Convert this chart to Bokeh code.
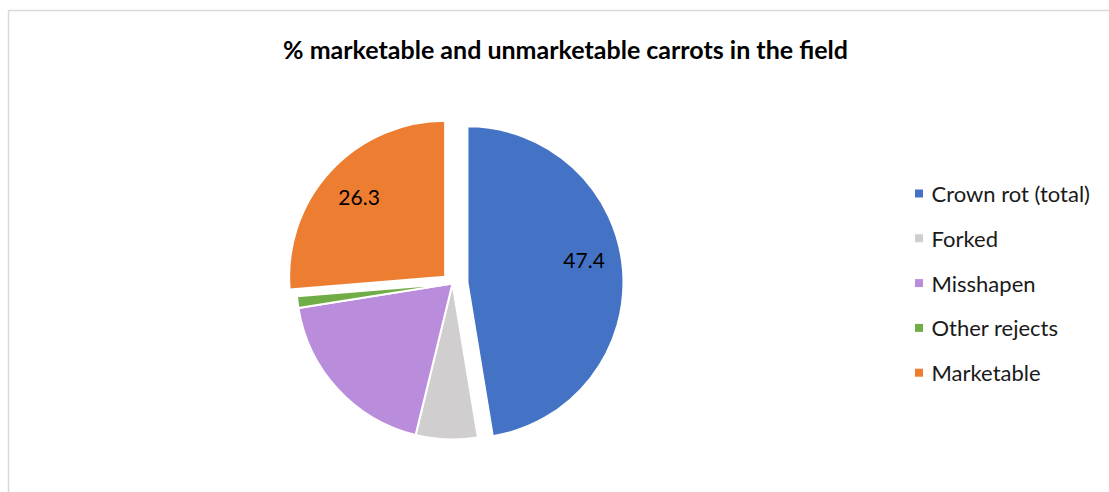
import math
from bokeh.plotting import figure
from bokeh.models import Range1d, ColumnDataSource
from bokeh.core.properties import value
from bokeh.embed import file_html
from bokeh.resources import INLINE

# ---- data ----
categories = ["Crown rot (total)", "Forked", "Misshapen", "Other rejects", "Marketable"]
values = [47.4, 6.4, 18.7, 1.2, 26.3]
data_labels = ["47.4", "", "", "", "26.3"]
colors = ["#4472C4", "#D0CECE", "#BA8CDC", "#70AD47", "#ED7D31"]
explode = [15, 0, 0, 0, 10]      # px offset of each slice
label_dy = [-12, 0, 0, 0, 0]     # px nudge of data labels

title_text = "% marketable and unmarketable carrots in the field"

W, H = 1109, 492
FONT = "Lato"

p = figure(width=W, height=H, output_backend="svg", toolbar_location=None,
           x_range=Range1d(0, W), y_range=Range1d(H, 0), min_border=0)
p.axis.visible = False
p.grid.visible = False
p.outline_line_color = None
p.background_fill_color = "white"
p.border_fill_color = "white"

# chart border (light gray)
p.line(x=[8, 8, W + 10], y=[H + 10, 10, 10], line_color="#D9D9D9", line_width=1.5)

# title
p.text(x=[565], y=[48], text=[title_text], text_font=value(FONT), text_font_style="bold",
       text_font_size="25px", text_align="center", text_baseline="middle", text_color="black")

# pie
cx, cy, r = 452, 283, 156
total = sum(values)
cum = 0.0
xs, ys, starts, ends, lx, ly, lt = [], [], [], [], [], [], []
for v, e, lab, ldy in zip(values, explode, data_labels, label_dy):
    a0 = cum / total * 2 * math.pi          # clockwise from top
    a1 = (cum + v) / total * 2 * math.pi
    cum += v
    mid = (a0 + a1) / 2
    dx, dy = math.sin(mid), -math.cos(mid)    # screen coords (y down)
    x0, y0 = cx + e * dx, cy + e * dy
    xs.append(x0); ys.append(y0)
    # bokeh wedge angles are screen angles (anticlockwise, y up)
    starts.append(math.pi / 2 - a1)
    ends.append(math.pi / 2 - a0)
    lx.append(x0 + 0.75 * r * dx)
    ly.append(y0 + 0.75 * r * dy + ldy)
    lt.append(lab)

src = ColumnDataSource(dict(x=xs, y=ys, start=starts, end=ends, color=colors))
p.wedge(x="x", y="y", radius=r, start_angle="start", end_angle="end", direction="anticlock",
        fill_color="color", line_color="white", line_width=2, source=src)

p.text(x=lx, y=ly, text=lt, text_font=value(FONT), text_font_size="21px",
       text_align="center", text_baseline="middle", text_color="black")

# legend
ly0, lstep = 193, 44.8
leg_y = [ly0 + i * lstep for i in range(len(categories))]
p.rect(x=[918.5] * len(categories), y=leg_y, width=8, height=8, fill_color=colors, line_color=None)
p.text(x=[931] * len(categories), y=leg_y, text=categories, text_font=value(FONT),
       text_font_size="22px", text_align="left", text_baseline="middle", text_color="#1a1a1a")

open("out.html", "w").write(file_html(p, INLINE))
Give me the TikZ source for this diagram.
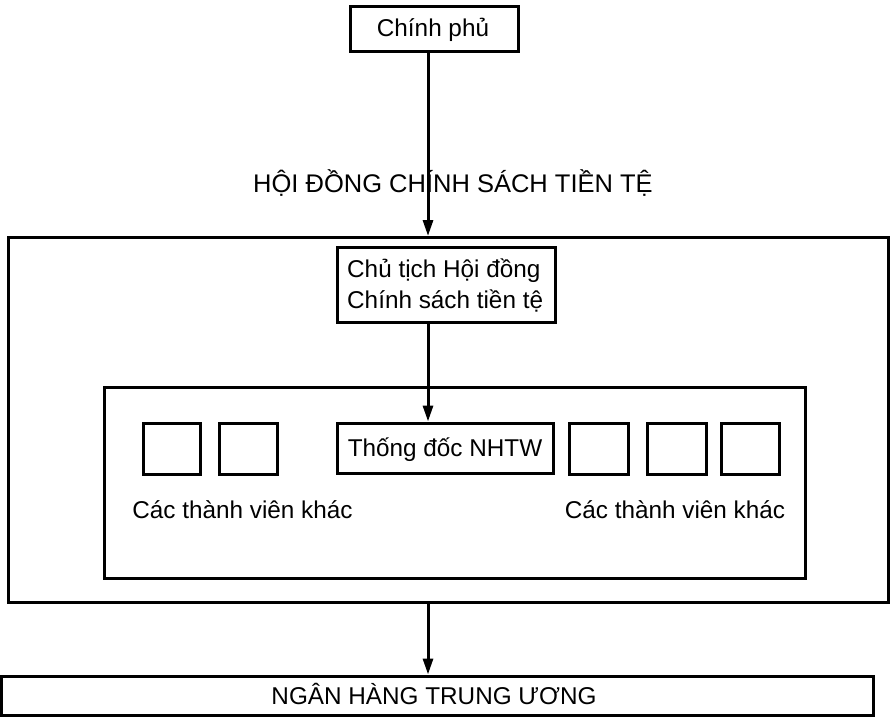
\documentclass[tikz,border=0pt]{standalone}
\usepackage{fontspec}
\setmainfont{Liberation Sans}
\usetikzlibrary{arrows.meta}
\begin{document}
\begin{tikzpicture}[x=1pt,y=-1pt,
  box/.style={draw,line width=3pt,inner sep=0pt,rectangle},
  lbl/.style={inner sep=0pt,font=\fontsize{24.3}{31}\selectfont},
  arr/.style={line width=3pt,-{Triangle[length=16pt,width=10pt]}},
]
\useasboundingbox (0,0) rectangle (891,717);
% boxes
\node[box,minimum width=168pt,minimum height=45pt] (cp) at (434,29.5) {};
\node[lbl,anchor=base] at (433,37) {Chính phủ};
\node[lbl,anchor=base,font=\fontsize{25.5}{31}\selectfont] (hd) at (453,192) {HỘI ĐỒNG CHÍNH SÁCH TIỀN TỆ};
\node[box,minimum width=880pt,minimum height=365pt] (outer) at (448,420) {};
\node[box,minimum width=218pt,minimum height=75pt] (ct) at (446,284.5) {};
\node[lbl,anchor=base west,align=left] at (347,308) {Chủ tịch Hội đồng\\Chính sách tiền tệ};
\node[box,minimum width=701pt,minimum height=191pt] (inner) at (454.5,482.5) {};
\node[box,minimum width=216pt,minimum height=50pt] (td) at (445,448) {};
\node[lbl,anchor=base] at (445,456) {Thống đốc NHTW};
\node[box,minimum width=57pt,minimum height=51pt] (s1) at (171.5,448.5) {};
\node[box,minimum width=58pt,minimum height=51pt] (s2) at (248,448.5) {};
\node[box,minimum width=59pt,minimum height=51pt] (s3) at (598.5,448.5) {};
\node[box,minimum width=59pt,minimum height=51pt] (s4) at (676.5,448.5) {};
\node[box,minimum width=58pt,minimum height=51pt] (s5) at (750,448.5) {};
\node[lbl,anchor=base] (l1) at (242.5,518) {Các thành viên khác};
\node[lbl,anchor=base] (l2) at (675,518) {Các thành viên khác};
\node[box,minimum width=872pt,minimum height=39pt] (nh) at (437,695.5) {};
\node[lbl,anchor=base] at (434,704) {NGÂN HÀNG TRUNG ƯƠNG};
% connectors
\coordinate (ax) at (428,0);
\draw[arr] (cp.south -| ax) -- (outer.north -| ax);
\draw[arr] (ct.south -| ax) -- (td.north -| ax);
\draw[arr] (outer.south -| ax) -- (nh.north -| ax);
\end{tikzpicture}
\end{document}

▶ _Description of the task_
Restate the data above word for word. Skip every picture.

▶ _Answer to the task_
Convert this chart to Bokeh code.
import math
from bokeh.plotting import figure
from bokeh.models import Range1d, ColumnDataSource
from bokeh.core.properties import value
from bokeh.embed import file_html
from bokeh.resources import INLINE

# ---- data ----
categories = ["Crown rot (total)", "Forked", "Misshapen", "Other rejects", "Marketable"]
values = [47.4, 6.4, 18.7, 1.2, 26.3]
data_labels = ["47.4", "", "", "", "26.3"]
colors = ["#4472C4", "#D0CECE", "#BA8CDC", "#70AD47", "#ED7D31"]
explode = [15, 0, 0, 0, 10]      # px offset of each slice
label_dy = [-12, 0, 0, 0, 0]     # px nudge of data labels

title_text = "% marketable and unmarketable carrots in the field"

W, H = 1109, 492
FONT = "Lato"

p = figure(width=W, height=H, output_backend="svg", toolbar_location=None,
           x_range=Range1d(0, W), y_range=Range1d(H, 0), min_border=0)
p.axis.visible = False
p.grid.visible = False
p.outline_line_color = None
p.background_fill_color = "white"
p.border_fill_color = "white"

# chart border (light gray)
p.line(x=[8, 8, W + 10], y=[H + 10, 10, 10], line_color="#D9D9D9", line_width=1.5)

# title
p.text(x=[565], y=[48], text=[title_text], text_font=value(FONT), text_font_style="bold",
       text_font_size="25px", text_align="center", text_baseline="middle", text_color="black")

# pie
cx, cy, r = 452, 283, 156
total = sum(values)
cum = 0.0
xs, ys, starts, ends, lx, ly, lt = [], [], [], [], [], [], []
for v, e, lab, ldy in zip(values, explode, data_labels, label_dy):
    a0 = cum / total * 2 * math.pi          # clockwise from top
    a1 = (cum + v) / total * 2 * math.pi
    cum += v
    mid = (a0 + a1) / 2
    dx, dy = math.sin(mid), -math.cos(mid)    # screen coords (y down)
    x0, y0 = cx + e * dx, cy + e * dy
    xs.append(x0); ys.append(y0)
    # bokeh wedge angles are screen angles (anticlockwise, y up)
    starts.append(math.pi / 2 - a1)
    ends.append(math.pi / 2 - a0)
    lx.append(x0 + 0.75 * r * dx)
    ly.append(y0 + 0.75 * r * dy + ldy)
    lt.append(lab)

src = ColumnDataSource(dict(x=xs, y=ys, start=starts, end=ends, color=colors))
p.wedge(x="x", y="y", radius=r, start_angle="start", end_angle="end", direction="anticlock",
        fill_color="color", line_color="white", line_width=2, source=src)

p.text(x=lx, y=ly, text=lt, text_font=value(FONT), text_font_size="21px",
       text_align="center", text_baseline="middle", text_color="black")

# legend
ly0, lstep = 193, 44.8
leg_y = [ly0 + i * lstep for i in range(len(categories))]
p.rect(x=[918.5] * len(categories), y=leg_y, width=8, height=8, fill_color=colors, line_color=None)
p.text(x=[931] * len(categories), y=leg_y, text=categories, text_font=value(FONT),
       text_font_size="22px", text_align="left", text_baseline="middle", text_color="#1a1a1a")

open("out.html", "w").write(file_html(p, INLINE))
Give me the TikZ source for this diagram.
\documentclass[tikz,border=0pt]{standalone}
\usepackage{fontspec}
\setmainfont{Liberation Sans}
\usetikzlibrary{arrows.meta}
\begin{document}
\begin{tikzpicture}[x=1pt,y=-1pt,
  box/.style={draw,line width=3pt,inner sep=0pt,rectangle},
  lbl/.style={inner sep=0pt,font=\fontsize{24.3}{31}\selectfont},
  arr/.style={line width=3pt,-{Triangle[length=16pt,width=10pt]}},
]
\useasboundingbox (0,0) rectangle (891,717);
% boxes
\node[box,minimum width=168pt,minimum height=45pt] (cp) at (434,29.5) {};
\node[lbl,anchor=base] at (433,37) {Chính phủ};
\node[lbl,anchor=base,font=\fontsize{25.5}{31}\selectfont] (hd) at (453,192) {HỘI ĐỒNG CHÍNH SÁCH TIỀN TỆ};
\node[box,minimum width=880pt,minimum height=365pt] (outer) at (448,420) {};
\node[box,minimum width=218pt,minimum height=75pt] (ct) at (446,284.5) {};
\node[lbl,anchor=base west,align=left] at (347,308) {Chủ tịch Hội đồng\\Chính sách tiền tệ};
\node[box,minimum width=701pt,minimum height=191pt] (inner) at (454.5,482.5) {};
\node[box,minimum width=216pt,minimum height=50pt] (td) at (445,448) {};
\node[lbl,anchor=base] at (445,456) {Thống đốc NHTW};
\node[box,minimum width=57pt,minimum height=51pt] (s1) at (171.5,448.5) {};
\node[box,minimum width=58pt,minimum height=51pt] (s2) at (248,448.5) {};
\node[box,minimum width=59pt,minimum height=51pt] (s3) at (598.5,448.5) {};
\node[box,minimum width=59pt,minimum height=51pt] (s4) at (676.5,448.5) {};
\node[box,minimum width=58pt,minimum height=51pt] (s5) at (750,448.5) {};
\node[lbl,anchor=base] (l1) at (242.5,518) {Các thành viên khác};
\node[lbl,anchor=base] (l2) at (675,518) {Các thành viên khác};
\node[box,minimum width=872pt,minimum height=39pt] (nh) at (437,695.5) {};
\node[lbl,anchor=base] at (434,704) {NGÂN HÀNG TRUNG ƯƠNG};
% connectors
\coordinate (ax) at (428,0);
\draw[arr] (cp.south -| ax) -- (outer.north -| ax);
\draw[arr] (ct.south -| ax) -- (td.north -| ax);
\draw[arr] (outer.south -| ax) -- (nh.north -| ax);
\end{tikzpicture}
\end{document}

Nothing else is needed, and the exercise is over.